I really want to be happy. I really want to be with him. I am sure. He is sure. We are both sure. My mind is the only problem. It won’t stop playing tricks on me. I’m scared of myself. I’m afraid that I’ll lose control.
6 comments
Hi. There’s so much I would like to say.
Our minds can play tricks on us but we can outsmart them. Surround yourself with positive and encouraging PEOPLE, books, websites, TV shows, anything positive that you can get your hands on. Weed out all of the negative, Fear filled and hopeless literature, movies, tv shows, websites etc. start saying positive things out loud to yourself. Say whatever you wish to be true and repeat it out loud, like you believe it, several times a day. You’ll see what happens. I have a quick story… Years ago I had learned this and I decided to try it, so one day as I was doing the dishes, I started saying I have so much energy and I just kept repeating it over and over again. Later that day I said out loud wow I can’t believe how much energy I have where did I get all of this energy? Just then I remembered what I had done earlier in the day! Take back your power!
Please enjoy this song! Hoping and praying for the best for you!

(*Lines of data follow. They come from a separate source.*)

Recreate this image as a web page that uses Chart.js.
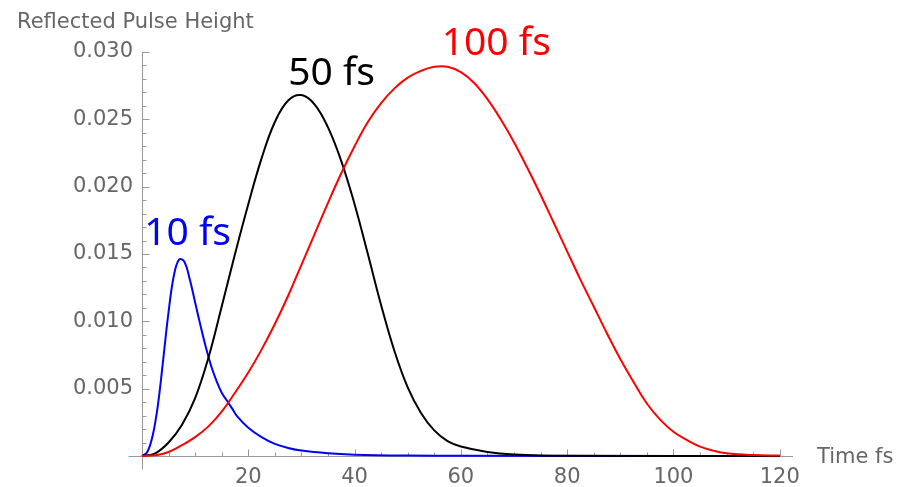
<!DOCTYPE html>
<html>
<head>
<meta charset="utf-8">
<script src="https://cdn.jsdelivr.net/npm/chart.js@4.4.1/dist/chart.umd.min.js"></script>
<style>
  html, body { margin: 0; padding: 0; background: #fff; }
  #chart { display: block; }
</style>
</head>
<body>
<canvas id="chart" width="906" height="487"></canvas>
<script>
// Reflected pulse height vs time

// 10 fs pulse
const time10 = [0, 1, 2, 3, 4, 5, 6, 7, 8, 9, 10, 11, 12, 13, 14, 15, 16, 17, 18, 20, 22.5, 25, 27.5, 30, 35, 40, 50, 60, 120];
const height10 = [0, 0.0003, 0.0015, 0.0038, 0.0072, 0.0107, 0.0134, 0.0146, 0.0144, 0.0131, 0.0114, 0.0097, 0.0081, 0.0067, 0.0056, 0.0047, 0.0041, 0.0035, 0.0029, 0.0021, 0.0014, 0.0009, 0.0006, 0.0004, 0.0002, 0.0001, 0.00003, 0.00001, 0];

// 50 fs pulse
const time50 = [0, 2.5, 5, 7.5, 10, 12.5, 15, 17.5, 20, 22.5, 25, 27.5, 30, 32.5, 35, 37.5, 40, 42.5, 45, 47.5, 50, 52.5, 55, 57.5, 60, 65, 70, 80, 120];
const height50 = [0, 0.0002, 0.0010, 0.0023, 0.0043, 0.0073, 0.0111, 0.0150, 0.0187, 0.0221, 0.0248, 0.0264, 0.0268, 0.0261, 0.0244, 0.0219, 0.0187, 0.0150, 0.0112, 0.0078, 0.0051, 0.0032, 0.0019, 0.0011, 0.0007, 0.0003, 0.00012, 0.00002, 0];

// 100 fs pulse
const time100 = [0, 2.5, 5, 7.5, 10, 12.5, 15, 17.5, 20, 22.5, 25, 27.5, 30, 32.5, 35, 37.5, 40, 42.5, 45, 47.5, 50, 52.5, 55, 57.5, 60, 62.5, 65, 67.5, 70, 72.5, 75, 77.5, 80, 82.5, 85, 87.5, 90, 92.5, 95, 97.5, 100, 102.5, 105, 107.5, 110, 115, 120];
const height100 = [0, 0.00005, 0.0003, 0.0008, 0.0014, 0.0022, 0.0033, 0.0047, 0.0062, 0.0079, 0.0098, 0.0119, 0.0142, 0.0165, 0.0188, 0.0210, 0.0230, 0.0248, 0.0262, 0.0273, 0.0281, 0.0286, 0.0289, 0.0289, 0.0285, 0.0277, 0.0265, 0.0250, 0.0233, 0.0214, 0.0194, 0.0173, 0.0152, 0.0131, 0.0111, 0.0091, 0.0072, 0.0055, 0.0039, 0.0027, 0.0018, 0.0012, 0.0007, 0.0004, 0.0002, 0.00007, 0.00003];

const xTicks = [20, 40, 60, 80, 100, 120];
const yTicks = [0.005, 0.010, 0.015, 0.020, 0.025, 0.030];

// curve labels, placed in data coordinates (left edge, baseline)
const curveLabels = ['10 fs', '50 fs', '100 fs'];
const curveLabelX = [0.4, 27.5, 56.4];
const curveLabelY = [0.01567, 0.02755, 0.02978];
const curveColors = ['#0000ff', '#000000', '#ff0000'];

const axisColor = '#999999';
const textColor = '#666666';
const tickFont = { family: '"DejaVu Sans", sans-serif', size: 21 };

function toPoints(xs, ys) {
    return xs.map((x, i) => ({ x: x, y: ys[i] }));
}

// Mathematica-style axes: inward ticks with minor marks
const axesPlugin = {
    id: 'mmaAxes',
    beforeDatasetsDraw(chart) {
        const ctx = chart.ctx;
        const xs = chart.scales.x;
        const ys = chart.scales.y;
        const x0 = Math.round(xs.getPixelForValue(0)) + 0.5;
        const y0 = Math.round(ys.getPixelForValue(0)) + 0.5;
        ctx.save();
        ctx.strokeStyle = axisColor;
        ctx.lineWidth = 1;
        ctx.beginPath();
        // y axis
        ctx.moveTo(x0, ys.getPixelForValue(0.030));
        ctx.lineTo(x0, y0 + 13);
        // x axis
        ctx.moveTo(x0 - 14, y0);
        ctx.lineTo(xs.right, y0);
        // y ticks every 0.001
        for (let i = 1; i <= 30; i++) {
            const py = Math.round(ys.getPixelForValue(i / 1000)) + 0.5;
            const len = i % 5 === 0 ? 7 : 4;
            ctx.moveTo(x0, py);
            ctx.lineTo(x0 + len, py);
        }
        // x ticks every 5
        for (let i = 1; i <= 24; i++) {
            const v = i * 5;
            const px = Math.round(xs.getPixelForValue(v)) + 0.5;
            const len = v % 20 === 0 ? 7 : 4;
            ctx.moveTo(px, y0);
            ctx.lineTo(px, y0 - len);
        }
        ctx.stroke();
        ctx.restore();
    },
    afterDraw(chart) {
        const ctx = chart.ctx;
        const xs = chart.scales.x;
        const ys = chart.scales.y;
        ctx.save();
        // axis titles
        ctx.fillStyle = textColor;
        ctx.font = '21px "DejaVu Sans", sans-serif';
        ctx.textAlign = 'left';
        ctx.textBaseline = 'alphabetic';
        ctx.fillText('Reflected Pulse Height', 17, 28);
        ctx.fillText('Time fs', 817, 463);
        // curve labels
        ctx.font = '39px "Noto Sans", sans-serif';
        curveLabels.forEach((txt, i) => {
            ctx.fillStyle = curveColors[i];
            ctx.fillText(txt, xs.getPixelForValue(curveLabelX[i]), ys.getPixelForValue(curveLabelY[i]));
        });
        ctx.restore();
    }
};

const lineStyle = {
    borderWidth: 2,
    pointRadius: 0,
    fill: false,
    tension: 0.4,
    clip: false
};

new Chart(document.getElementById('chart'), {
    type: 'line',
    data: {
        datasets: [
            { ...lineStyle, label: '100 fs', data: toPoints(time100, height100), borderColor: curveColors[2] },
            { ...lineStyle, label: '50 fs', data: toPoints(time50, height50), borderColor: curveColors[1] },
            { ...lineStyle, label: '10 fs', data: toPoints(time10, height10), borderColor: curveColors[0] }
        ]
    },
    options: {
        responsive: false,
        animation: false,
        devicePixelRatio: 1,
        layout: {
            padding: { left: 0, right: 113, top: 52, bottom: 0 }
        },
        plugins: {
            legend: { display: false },
            tooltip: { enabled: false }
        },
        scales: {
            x: {
                type: 'linear',
                min: 0,
                max: 122.5,
                afterFit: s => { s.height = 31; },
                afterBuildTicks: s => { s.ticks = xTicks.map(v => ({ value: v })); },
                grid: { display: false, drawTicks: false },
                border: { display: false },
                ticks: {
                    font: tickFont,
                    color: textColor,
                    padding: 9,
                    maxRotation: 0,
                    autoSkip: false,
                    callback: v => String(v)
                }
            },
            y: {
                type: 'linear',
                min: 0,
                max: 0.030,
                afterFit: s => { s.width = 142; },
                afterBuildTicks: s => { s.ticks = yTicks.map(v => ({ value: v })); },
                grid: { display: false, drawTicks: false },
                border: { display: false },
                ticks: {
                    font: tickFont,
                    color: textColor,
                    padding: 9,
                    autoSkip: false,
                    callback: v => Number(v).toFixed(3)
                }
            }
        }
    },
    plugins: [axesPlugin]
});
</script>
</body>
</html>
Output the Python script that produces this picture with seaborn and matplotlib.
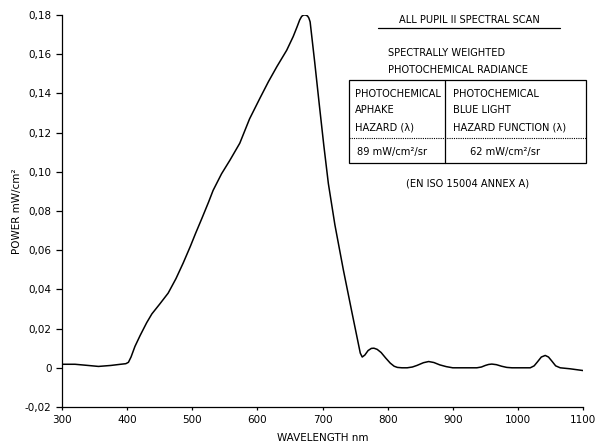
import numpy as np
import pandas as pd
import matplotlib
matplotlib.use("Agg")
import matplotlib.pyplot as plt
from matplotlib.patches import Rectangle
from matplotlib.lines import Line2D
from matplotlib.ticker import FuncFormatter
import seaborn as sns

# spectral scan
wavelength = [300, 320, 340, 356, 375, 390, 398, 402, 406, 412, 420, 430, 438,
              450, 463, 475, 486, 497, 505, 515, 525, 532, 545, 558, 573, 588,
              604, 617, 630, 645, 655, 661, 665, 668, 671, 674, 677, 679, 681,
              688, 695, 702, 709, 719, 732, 745, 754, 758, 761, 765, 770, 775,
              779, 784, 790, 797, 804, 810, 815, 822, 830, 838, 845, 855, 863,
              871, 880, 890, 900, 920, 937, 944, 950, 955, 960, 967, 975, 983,
              991, 1019, 1025, 1030, 1036, 1042, 1047, 1052, 1058, 1065, 1080,
              1100]
power = [0.0018, 0.0018, 0.0012, 0.0007, 0.0012, 0.0018, 0.0021, 0.0028,
         0.0055, 0.0109, 0.0165, 0.0230, 0.0275, 0.0325, 0.0381, 0.0455,
         0.0534, 0.0619, 0.0685, 0.0764, 0.0845, 0.0905, 0.0990, 0.1060,
         0.1146, 0.1270, 0.1376, 0.1460, 0.1537, 0.1620, 0.1690, 0.1740,
         0.1775, 0.1793, 0.1800, 0.1800, 0.1795, 0.1785, 0.1765, 0.1560,
         0.1345, 0.1135, 0.0940, 0.0730, 0.0500, 0.0286, 0.0140, 0.0075,
         0.0055, 0.0065, 0.0088, 0.0099, 0.0100, 0.0094, 0.0078, 0.0050,
         0.0024, 0.0008, 0.0002, 0.0000, 0.0000, 0.0004, 0.0012, 0.0026,
         0.0032, 0.0027, 0.0015, 0.0006, 0.0000, 0.0000, 0.0000, 0.0004,
         0.0012, 0.0017, 0.0019, 0.0016, 0.0008, 0.0002, 0.0000, 0.0000,
         0.0010, 0.0030, 0.0055, 0.0063, 0.0055, 0.0035, 0.0010, 0.0000,
         -0.0005, -0.0014]

x_ticks = [300, 400, 500, 600, 700, 800, 900, 1000, 1100]
y_ticks = [-0.02, 0, 0.02, 0.04, 0.06, 0.08, 0.10, 0.12, 0.14, 0.16, 0.18]

title = "ALL PUPIL II SPECTRAL SCAN"
subtitle = ["SPECTRALLY WEIGHTED", "PHOTOCHEMICAL RADIANCE"]
col_left = ["PHOTOCHEMICAL", "APHAKE", "HAZARD (λ)"]
col_right = ["PHOTOCHEMICAL", "BLUE LIGHT", "HAZARD FUNCTION (λ)"]
val_left = "89 mW/cm²/sr"
val_right = "62 mW/cm²/sr"
footnote = "(EN ISO 15004 ANNEX A)"

df = pd.DataFrame({"wavelength": wavelength, "power": power})

sns.set_style("ticks")
plt.rcParams["font.family"] = ["DejaVu Sans"]
plt.rcParams["text.color"] = "black"
plt.rcParams["axes.labelcolor"] = "black"

W, H = 596, 448
fig = plt.figure(figsize=(W / 100, H / 100), dpi=100)
ax = fig.add_axes([62 / W, 1 - 407 / H, (583 - 62) / W, (407 - 15) / H])

sns.lineplot(data=df, x="wavelength", y="power", ax=ax, color="black",
             linewidth=1.1, sort=False)

ax.set_xlim(300, 1100)
ax.set_ylim(-0.02, 0.18)
ax.set_xticks(x_ticks)
ax.set_yticks(y_ticks)


def comma_fmt(v, pos):
    if abs(v) < 1e-9:
        return "0"
    return f"{v:.2f}".replace(".", ",")


ax.yaxis.set_major_formatter(FuncFormatter(comma_fmt))
ax.tick_params(axis="both", labelsize=7.5, length=4, width=0.9, color="black",
               labelcolor="black")
ax.tick_params(axis="x", length=2)
ax.set_xlabel("WAVELENGTH nm", fontsize=7.5, labelpad=6)
ax.set_ylabel("POWER mW/cm²", fontsize=7.5, labelpad=2)
sns.despine(ax=ax)
for s in ["left", "bottom"]:
    ax.spines[s].set_linewidth(0.9)
    ax.spines[s].set_color("black")


def fx(px):
    return px / W


def fy(py):
    return 1 - py / H


fs = 7.1
fig.text(fx(469), fy(20), title, ha="center", va="center", fontsize=fs)
fig.add_artist(Line2D([fx(378), fx(560)], [fy(28), fy(28)], color="black",
                      linewidth=0.9))
fig.text(fx(388), fy(52.7), subtitle[0], ha="left", va="center", fontsize=fs)
fig.text(fx(388), fy(70), subtitle[1], ha="left", va="center", fontsize=fs)

fig.add_artist(Rectangle((fx(349), fy(162.7)), fx(586) - fx(349),
                         fy(80) - fy(162.7), transform=fig.transFigure,
                         fill=False, edgecolor="black", linewidth=0.9))
fig.add_artist(Line2D([fx(445.3), fx(445.3)], [fy(80), fy(162.7)],
                      color="black", linewidth=0.9))
fig.add_artist(Line2D([fx(349), fx(586)], [fy(138.3), fy(138.3)],
                      color="black", linewidth=0.8, linestyle=(0, (1, 1))))

for i, yy in enumerate([94.3, 110, 127.7]):
    fig.text(fx(355), fy(yy), col_left[i], ha="left", va="center", fontsize=fs)
    fig.text(fx(453.3), fy(yy), col_right[i], ha="left", va="center",
             fontsize=fs)
fig.text(fx(356.7), fy(152.3), val_left, ha="left", va="center", fontsize=fs)
fig.text(fx(470), fy(152.3), val_right, ha="left", va="center", fontsize=fs)
fig.text(fx(468), fy(183.3), footnote, ha="center", va="center", fontsize=fs)

fig.savefig("out.png", dpi=100)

https://m.youtube.com/watch?v=9PugD11k3JU
Thank you the song is really good I was teary eyed. I know I replied too late sorry. I’ll try doing what you said
You’ve been suffering for a long time now. Maybe, you can do it just a tiny bit longer? Death will always be an option. But the option to be with him i think might be worth the bit more time of suffering
Yeah it is and I only realized it now. Thank you.
Did you know, that past trauma can cause a person to form a habit of crushing too hard… Or forming obsessions with people. After two weeks, you seem sure. It’s gratifying to wait and get to know the other. Two weeks? Practical strangers. 🙂 I’m wondering how it’s going with this one. I’ve heard of a few stories where this kind of story remains successful.
Watch him be a foolish flop. Hard to see when he’s cute at first.